20 December O Clavis David
The forth O Antiphon O Clavis David: The one who now holds the key of David is the Risen Jesus and the words of the prophecy of Isaiah are alluded to here. What does the Key of David open now? The Key has opened the door to the heavenly Kingdom and the door remains open because of the Philadelphians’ proclamation of the name of Jesus.
O Clavis David, O Key of David, O royal Power of Israel controlling at your will the gate of Heaven: Come, break down the prison walls of death for those who dwell in darkness and the shadow of death; and lead your captive people into freedom.
“I place the key of the House of David on his shoulder; should he open, no one shall close, should he close, no one shall open.” Isaiah 22:22). “Wide is his dominion in a peace that has no end, for the throne of David and for his royal power, which he establishes and makes secure in justice and integrity.” (Isaiah 9:6).
22 December O Rex Gentium
The Sixth O Antiphon O Rex Gentium: Antiphons. They’re the lines you say before and after the psalms during morning and evening prayer, aren’t they? In the case of the O Antiphons, they also find expression in daily Mass in the days leading up to Christmas, and in the hymn ‘O Come, O Come, Emmanuel’.
The liturgical context is all well and good, but how do you pray with an antiphon? We know how to recite them, how to sing them, but there must be a way for us to make them more personal, to draw food for thought from them. When you’re not quite sure it’s always good to have an Ignatian fallback plan – imaginative contemplation.
O Rex Gentium, O King of all the nations, the only joy of every human heart; O Keystone of the mighty arch of man, come and save the creature you fashioned from the dust.
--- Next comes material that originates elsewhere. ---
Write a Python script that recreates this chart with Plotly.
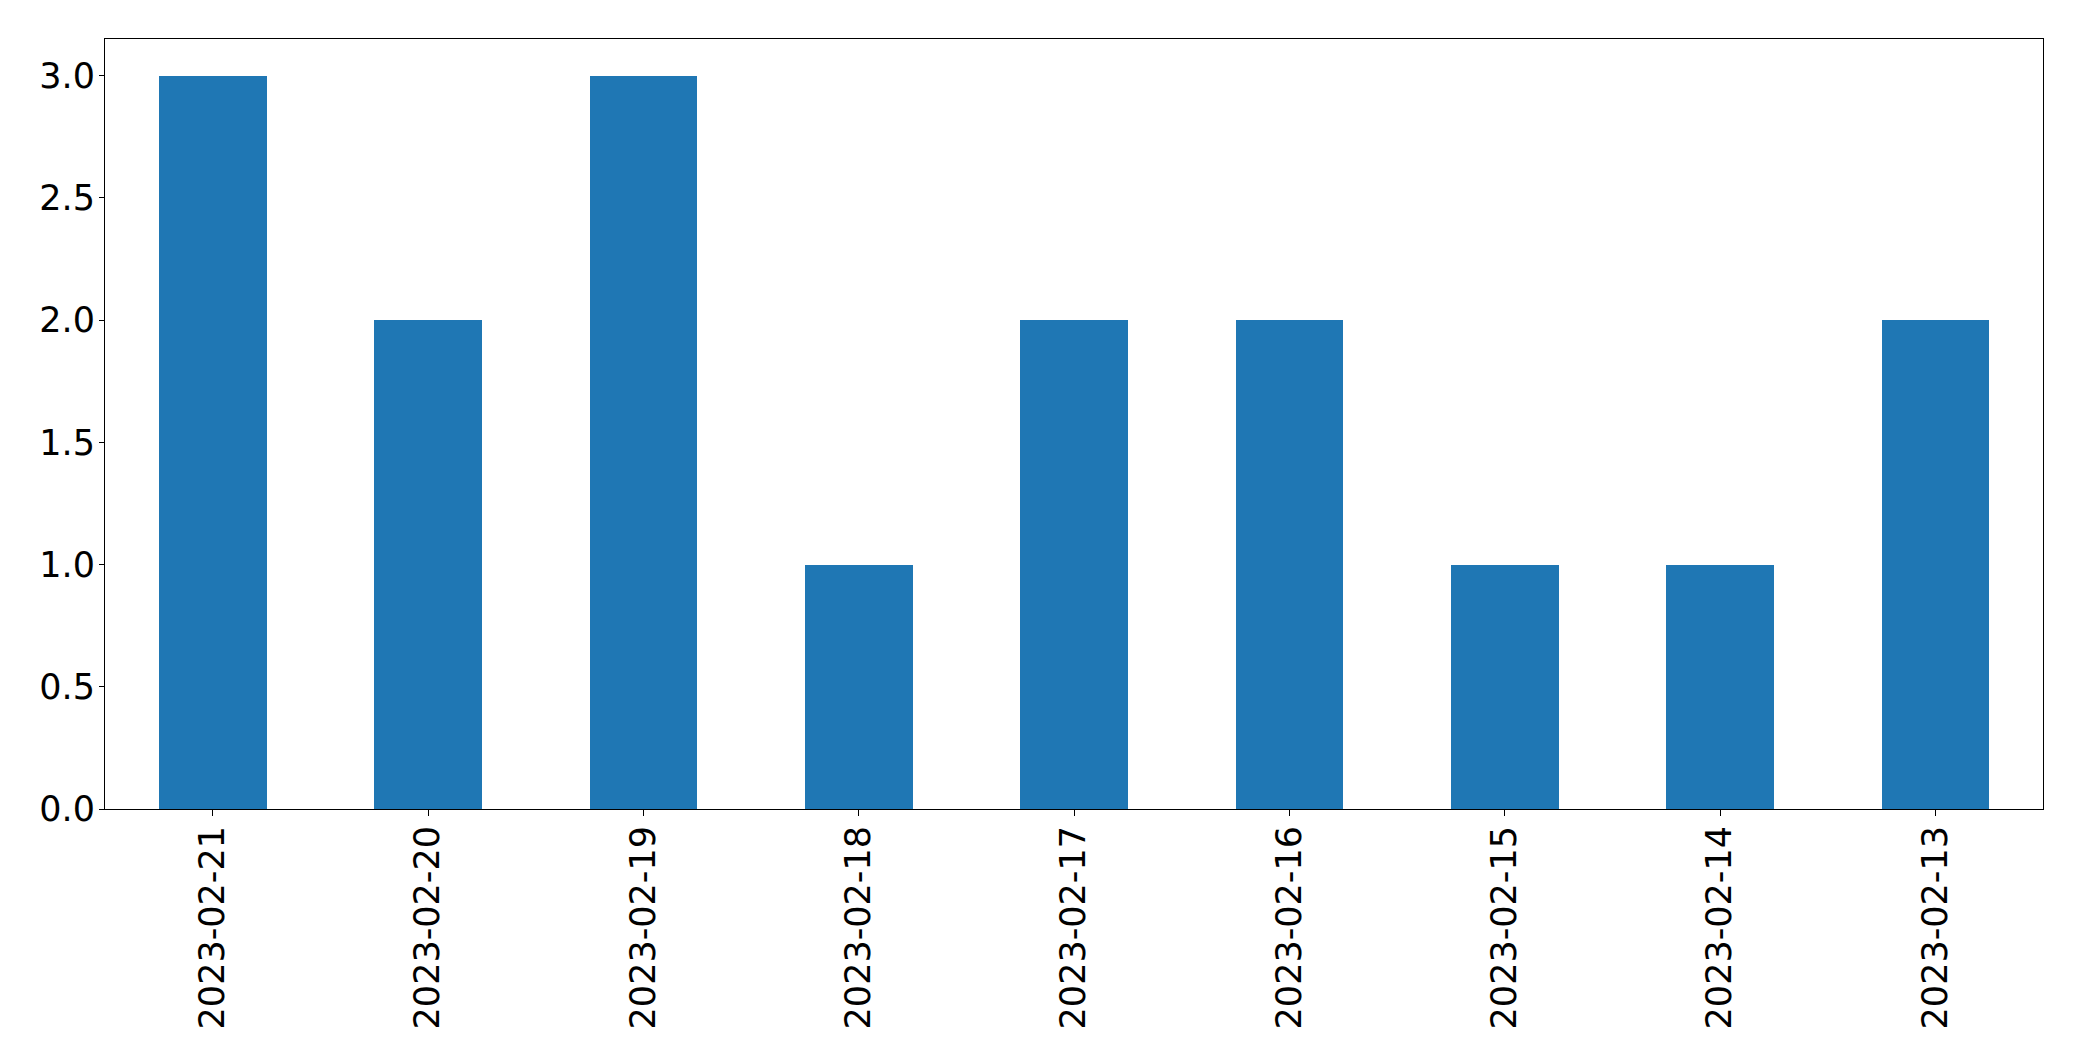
import plotly.graph_objects as go

dates = ["2023-02-21", "2023-02-20", "2023-02-19", "2023-02-18", "2023-02-17",
         "2023-02-16", "2023-02-15", "2023-02-14", "2023-02-13"]
counts = [3, 2, 3, 1, 2, 2, 1, 1, 2]
y_ticks = [0.0, 0.5, 1.0, 1.5, 2.0, 2.5, 3.0]

fig = go.Figure(go.Bar(x=list(range(len(dates))), y=counts, width=0.5,
                       marker=dict(color="#1f77b4", line=dict(width=0))))

fig.update_layout(
    width=2082, height=1061,
    margin=dict(l=105, r=39, t=39, b=252, pad=0),
    paper_bgcolor="white", plot_bgcolor="white",
    font=dict(family="DejaVu Sans", size=35, color="black"),
    showlegend=False,
    bargap=0,
)
fig.update_xaxes(
    range=[-0.5, len(dates) - 0.5],
    tickmode="array", tickvals=list(range(len(dates))), ticktext=dates,
    tickangle=-90, ticks="outside", ticklen=6, tickwidth=1, tickcolor="black",
    showline=True, linecolor="black", linewidth=1, mirror=True,
    showgrid=False, zeroline=False, ticklabelstandoff=-4,
)
fig.update_yaxes(
    range=[0, 3.15],
    tickmode="array", tickvals=y_ticks, ticktext=[f"{v:.1f}" for v in y_ticks],
    ticks="outside", ticklen=5, tickwidth=1, tickcolor="black",
    showline=True, linecolor="black", linewidth=1, mirror=True,
    showgrid=False, zeroline=False, ticklabelstandoff=-3,
)

fig.write_html("out.html", config={"displayModeBar": False},
               post_script="document.body.style.margin='0';document.body.style.overflow='hidden';")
“For there is a child born for us, a son given to us, and dominion is laid on his shoulders; and this is the name they give him: Wonder-Counsellor, Mighty-God, Eternal-Father, Prince-of-Peace. (Isaiah 9:5). “He will wield authority over the nations and adjudicate between many peoples; these will hammer their swords into ploughshares, their spears into sickles. Nation will not lift sword against nation, there will be no more training for war.” (Isaiah 2:4).